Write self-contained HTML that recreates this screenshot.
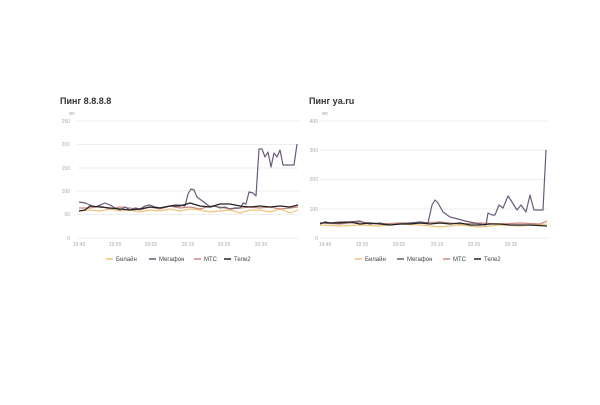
---
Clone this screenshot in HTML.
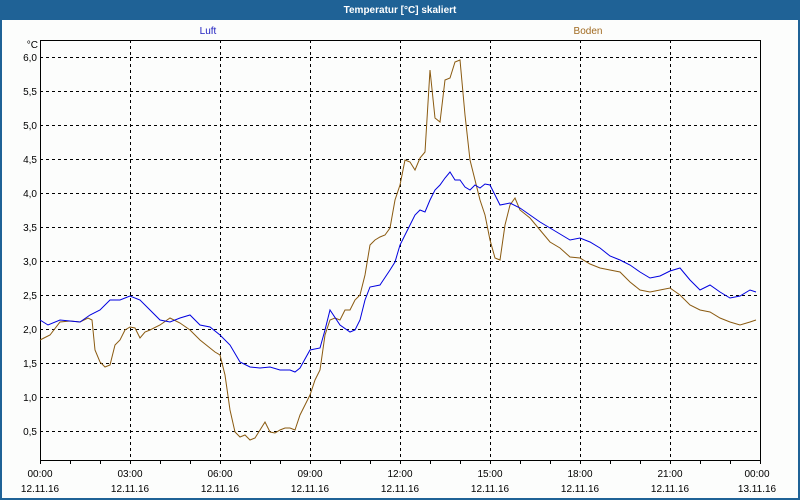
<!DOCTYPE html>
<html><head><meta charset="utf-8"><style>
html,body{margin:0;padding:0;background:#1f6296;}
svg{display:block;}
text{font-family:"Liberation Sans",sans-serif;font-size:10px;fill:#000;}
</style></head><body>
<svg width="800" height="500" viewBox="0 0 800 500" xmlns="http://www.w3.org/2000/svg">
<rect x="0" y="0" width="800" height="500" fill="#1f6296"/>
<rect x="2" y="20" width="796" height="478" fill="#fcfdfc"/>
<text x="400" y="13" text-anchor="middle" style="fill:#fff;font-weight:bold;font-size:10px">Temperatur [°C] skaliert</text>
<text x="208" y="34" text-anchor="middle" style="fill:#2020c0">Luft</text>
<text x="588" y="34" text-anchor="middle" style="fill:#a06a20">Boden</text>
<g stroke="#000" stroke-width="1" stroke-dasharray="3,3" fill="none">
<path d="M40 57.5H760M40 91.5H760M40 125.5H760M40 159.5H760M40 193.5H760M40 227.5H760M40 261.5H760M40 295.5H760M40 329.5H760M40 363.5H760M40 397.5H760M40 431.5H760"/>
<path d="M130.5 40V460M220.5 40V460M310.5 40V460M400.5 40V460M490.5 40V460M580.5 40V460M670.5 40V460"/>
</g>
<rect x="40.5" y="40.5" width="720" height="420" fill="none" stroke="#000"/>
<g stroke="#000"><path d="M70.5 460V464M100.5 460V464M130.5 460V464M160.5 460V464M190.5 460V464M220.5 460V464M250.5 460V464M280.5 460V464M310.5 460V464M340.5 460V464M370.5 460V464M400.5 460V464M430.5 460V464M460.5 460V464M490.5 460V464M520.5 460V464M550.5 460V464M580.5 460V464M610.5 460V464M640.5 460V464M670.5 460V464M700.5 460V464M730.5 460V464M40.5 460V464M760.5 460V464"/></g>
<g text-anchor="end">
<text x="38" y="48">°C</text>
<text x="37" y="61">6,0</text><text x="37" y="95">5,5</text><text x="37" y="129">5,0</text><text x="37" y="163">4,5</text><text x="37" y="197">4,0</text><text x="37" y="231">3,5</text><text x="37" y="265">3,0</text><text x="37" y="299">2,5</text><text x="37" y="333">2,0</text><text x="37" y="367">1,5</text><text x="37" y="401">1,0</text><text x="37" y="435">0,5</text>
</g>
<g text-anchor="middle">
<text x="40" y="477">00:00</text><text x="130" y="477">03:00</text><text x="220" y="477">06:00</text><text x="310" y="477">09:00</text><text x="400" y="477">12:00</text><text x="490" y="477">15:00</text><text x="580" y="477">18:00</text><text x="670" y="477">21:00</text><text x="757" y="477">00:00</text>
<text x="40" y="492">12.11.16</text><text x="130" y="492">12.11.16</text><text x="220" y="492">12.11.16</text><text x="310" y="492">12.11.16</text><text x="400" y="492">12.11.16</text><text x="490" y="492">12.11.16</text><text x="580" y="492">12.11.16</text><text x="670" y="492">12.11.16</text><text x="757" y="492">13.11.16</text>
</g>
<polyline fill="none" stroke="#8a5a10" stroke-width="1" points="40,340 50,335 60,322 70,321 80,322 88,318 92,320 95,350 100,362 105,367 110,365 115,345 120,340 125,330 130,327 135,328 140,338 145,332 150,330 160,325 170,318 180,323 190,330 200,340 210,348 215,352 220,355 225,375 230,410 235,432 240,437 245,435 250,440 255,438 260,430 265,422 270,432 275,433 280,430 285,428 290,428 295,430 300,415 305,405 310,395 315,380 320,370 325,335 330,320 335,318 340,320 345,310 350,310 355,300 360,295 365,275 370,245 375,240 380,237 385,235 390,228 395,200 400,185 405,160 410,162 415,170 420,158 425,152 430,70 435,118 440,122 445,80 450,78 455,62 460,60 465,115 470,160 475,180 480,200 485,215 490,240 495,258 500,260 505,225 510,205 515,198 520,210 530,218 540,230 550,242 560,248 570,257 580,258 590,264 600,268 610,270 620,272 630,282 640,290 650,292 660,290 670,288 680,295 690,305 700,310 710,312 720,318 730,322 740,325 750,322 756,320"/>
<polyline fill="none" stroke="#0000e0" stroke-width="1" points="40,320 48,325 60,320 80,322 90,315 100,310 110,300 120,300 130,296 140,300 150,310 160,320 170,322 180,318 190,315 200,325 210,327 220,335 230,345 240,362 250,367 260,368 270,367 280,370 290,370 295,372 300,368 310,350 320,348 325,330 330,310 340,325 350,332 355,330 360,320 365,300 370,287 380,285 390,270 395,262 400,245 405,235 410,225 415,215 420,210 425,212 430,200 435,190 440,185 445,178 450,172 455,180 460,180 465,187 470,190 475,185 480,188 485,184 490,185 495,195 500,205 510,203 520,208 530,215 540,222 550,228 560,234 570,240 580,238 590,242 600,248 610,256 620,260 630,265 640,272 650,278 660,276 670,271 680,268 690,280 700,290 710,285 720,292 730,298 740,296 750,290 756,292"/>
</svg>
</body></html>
---
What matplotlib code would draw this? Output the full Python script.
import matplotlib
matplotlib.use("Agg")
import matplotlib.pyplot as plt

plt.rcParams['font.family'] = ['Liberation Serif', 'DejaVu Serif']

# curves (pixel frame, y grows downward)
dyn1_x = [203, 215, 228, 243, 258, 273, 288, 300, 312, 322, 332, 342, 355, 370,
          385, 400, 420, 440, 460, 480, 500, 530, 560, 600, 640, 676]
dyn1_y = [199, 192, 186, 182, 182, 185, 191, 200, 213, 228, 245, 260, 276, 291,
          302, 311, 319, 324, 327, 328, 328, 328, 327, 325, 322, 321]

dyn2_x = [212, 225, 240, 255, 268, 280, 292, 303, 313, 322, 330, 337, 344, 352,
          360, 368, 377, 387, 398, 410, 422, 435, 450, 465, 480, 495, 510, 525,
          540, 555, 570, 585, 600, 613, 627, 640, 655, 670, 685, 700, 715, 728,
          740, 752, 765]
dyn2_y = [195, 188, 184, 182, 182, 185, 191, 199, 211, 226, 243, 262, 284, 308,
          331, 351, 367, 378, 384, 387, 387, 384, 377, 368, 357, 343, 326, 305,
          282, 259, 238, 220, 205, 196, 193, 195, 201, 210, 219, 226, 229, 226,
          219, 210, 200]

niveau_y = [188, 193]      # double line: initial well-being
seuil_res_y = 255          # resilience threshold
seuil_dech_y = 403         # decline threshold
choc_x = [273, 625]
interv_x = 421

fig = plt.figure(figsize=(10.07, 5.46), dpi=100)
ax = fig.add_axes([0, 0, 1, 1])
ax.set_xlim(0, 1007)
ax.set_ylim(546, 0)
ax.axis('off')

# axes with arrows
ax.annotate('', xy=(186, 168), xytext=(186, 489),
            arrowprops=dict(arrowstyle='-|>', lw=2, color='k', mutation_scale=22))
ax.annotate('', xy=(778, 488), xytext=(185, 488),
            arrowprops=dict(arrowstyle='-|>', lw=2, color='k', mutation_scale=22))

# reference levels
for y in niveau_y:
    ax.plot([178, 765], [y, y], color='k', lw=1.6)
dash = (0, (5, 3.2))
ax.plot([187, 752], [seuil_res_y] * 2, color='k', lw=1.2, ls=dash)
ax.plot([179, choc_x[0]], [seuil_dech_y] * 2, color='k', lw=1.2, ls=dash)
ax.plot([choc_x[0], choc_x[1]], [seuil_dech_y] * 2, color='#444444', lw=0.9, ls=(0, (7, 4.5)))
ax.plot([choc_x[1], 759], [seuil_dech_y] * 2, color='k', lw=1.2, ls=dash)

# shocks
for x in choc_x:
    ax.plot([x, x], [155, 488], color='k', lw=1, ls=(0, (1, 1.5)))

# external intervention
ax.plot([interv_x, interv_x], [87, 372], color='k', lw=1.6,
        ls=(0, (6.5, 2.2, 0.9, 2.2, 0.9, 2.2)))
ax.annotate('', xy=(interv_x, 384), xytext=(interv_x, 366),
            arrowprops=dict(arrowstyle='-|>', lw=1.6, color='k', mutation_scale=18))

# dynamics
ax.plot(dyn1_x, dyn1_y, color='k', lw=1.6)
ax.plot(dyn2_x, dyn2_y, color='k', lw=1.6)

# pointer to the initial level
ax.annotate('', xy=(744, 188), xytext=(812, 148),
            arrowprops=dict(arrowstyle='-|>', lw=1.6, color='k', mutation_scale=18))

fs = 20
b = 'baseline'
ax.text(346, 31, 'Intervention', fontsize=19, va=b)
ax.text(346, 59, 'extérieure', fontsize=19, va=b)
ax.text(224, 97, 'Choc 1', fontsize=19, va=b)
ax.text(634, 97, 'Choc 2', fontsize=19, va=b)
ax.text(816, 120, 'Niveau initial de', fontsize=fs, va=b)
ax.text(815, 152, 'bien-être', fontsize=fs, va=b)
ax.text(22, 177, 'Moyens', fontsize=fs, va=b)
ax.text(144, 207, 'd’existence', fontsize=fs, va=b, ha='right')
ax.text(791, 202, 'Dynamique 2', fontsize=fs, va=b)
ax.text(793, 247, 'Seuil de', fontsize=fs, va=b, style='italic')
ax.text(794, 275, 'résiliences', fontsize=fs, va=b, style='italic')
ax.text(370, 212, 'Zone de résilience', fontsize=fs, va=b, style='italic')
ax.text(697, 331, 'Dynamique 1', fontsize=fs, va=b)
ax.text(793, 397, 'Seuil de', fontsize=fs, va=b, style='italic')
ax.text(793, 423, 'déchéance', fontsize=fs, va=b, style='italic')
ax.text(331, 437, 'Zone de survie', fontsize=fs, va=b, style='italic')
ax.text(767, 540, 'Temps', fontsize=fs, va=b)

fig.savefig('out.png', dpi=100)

» **Instructions to follow**
Copy every line of the listing where the word "screenshot" appears.

» **Answer to the exercise**
Write self-contained HTML that recreates this screenshot.
Clone this screenshot in HTML.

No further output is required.